The Dow Jones Industrial Average (^DJI 0.60%) and the S&P 500 (^GSPC 0.17%) are trading just below their all-time highs, and investors are wondering if this is still a good time to buy. Well, by many measures, including a market indicator that Warren Buffett uses, the market is overvalued. Let's see why.
The market today
So is the market overheating? Consider:
- The average first-day pop of an IPO is 18%, the highest level in 10 years, even if the newly public companies are unprofitable and being valued on fuzzy metrics. Coupons.com is a good example: It's never posted a profit, yet it enjoyed an 85% first-day run-up and sports a price-to-sales ratio of 9.
- Corporate profit margins are at all time highs, but earnings aren't growing. The S&P 500 is rising on multiple expansions in earnings and looks overvalued.
- Individual investors' asset allocations to stocks are near their highest levels since September 2007, at 66.9%, according to the American Association of Individual Investors.
- Investors are using leverage at levels not seen since the last bubble to juice their returns, with margin debt as a percentage of the economy at a dangerous high.
- The cyclically adjusted P/E ratio (the Shiller P/E) is at 25.8, 56% above its historical average of 16.5.
- Respected investors including Jeremy Grantham, Wally Weitz, Donald Yacktman, Steven Romick, and Seth Klarman are building large cash positions.
- The U.S. economy is growing slowly on the back of the Federal Reserve, which is pumping $65 billion a month into the market and now has a balance sheet of $4.2 trillion. Meanwhil,e the world economy is growing slowly on the back of China, which looks like it's in the late stages of a credit bubble.
So is the market is undervalued, fairly valued, or overvalued? Or are we in a bubble? I've written before of why I think the stock market is overvalued, but let's now turn to Warren Buffett.
Buffett's favorite market metric
In interviews with Fortune in 1999 and 2001, Buffett said that determining whether the market is expensive or cheap doesn't have to be complicated at all. His metric:
The market value of all publicly traded securities as a percentage of the country's business -- that is, as a percentage of GNP. The ratio has certain limitations in telling you what you need to know. Still, it is probably the best single measure of where valuations stand at any given moment.
Basically, Buffett divides the total market capitalization of the U.S. stock market by gross national product, or GNP. Not to be confused with gross domestic product, GNP measures the value of goods and services that a country's citizens produced regardless of where they live -- including what American companies produce abroad.
So when does the metric tell whether the stock market is expensive? Buffett again:
If the percentage relationship falls to the 70% or 80% area, buying stocks is likely to work very well for you.
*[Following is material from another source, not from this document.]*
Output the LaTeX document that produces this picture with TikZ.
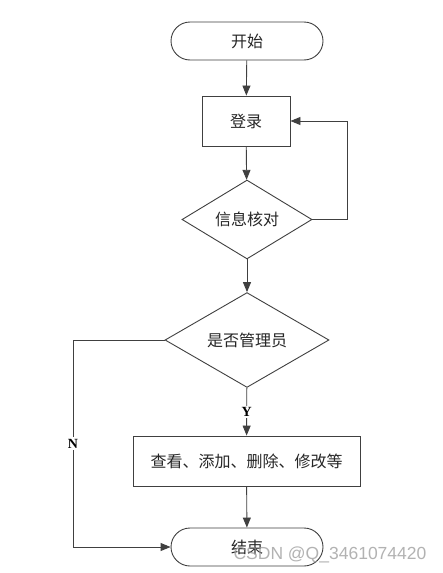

If the ratio approaches 200% -- as it did in 1999 and a part of 2000 -- you are playing with fire.
Where is the stock market trading today?
At the end of February, the total market capitalization of U.S. markets, as reported monthly by the World Federation of Exchanges, was $24.6 trillion. The S&P 500 has risen 0.5% since then.
The Federal Reserve Bank of St. Louis, meanwhile, includes most U.S. economic data, though we won't get a report on GNP until the second revision of GDP on March 27. The most recent GDP data we have, for Q4 2013, is $17,080 billion. GNP has averaged $250 billion more than GDP for the past four quarters, so we shall assume Q4 2013 GNP is $17,107 billion.
Dividing the total market capitalization by GNP gives us a percentage of 142%, which, according to Buffett, indicates that the market is overvalued.
Foolish bottom bine
While I believe the stock market is overvalued, opinions differ. But with the Federal Reserve committed to low interest rates and pumping money into the economy, who knows how high the market can go? One thing is fore sure: It's getting harder and harder to find great companies at good prices.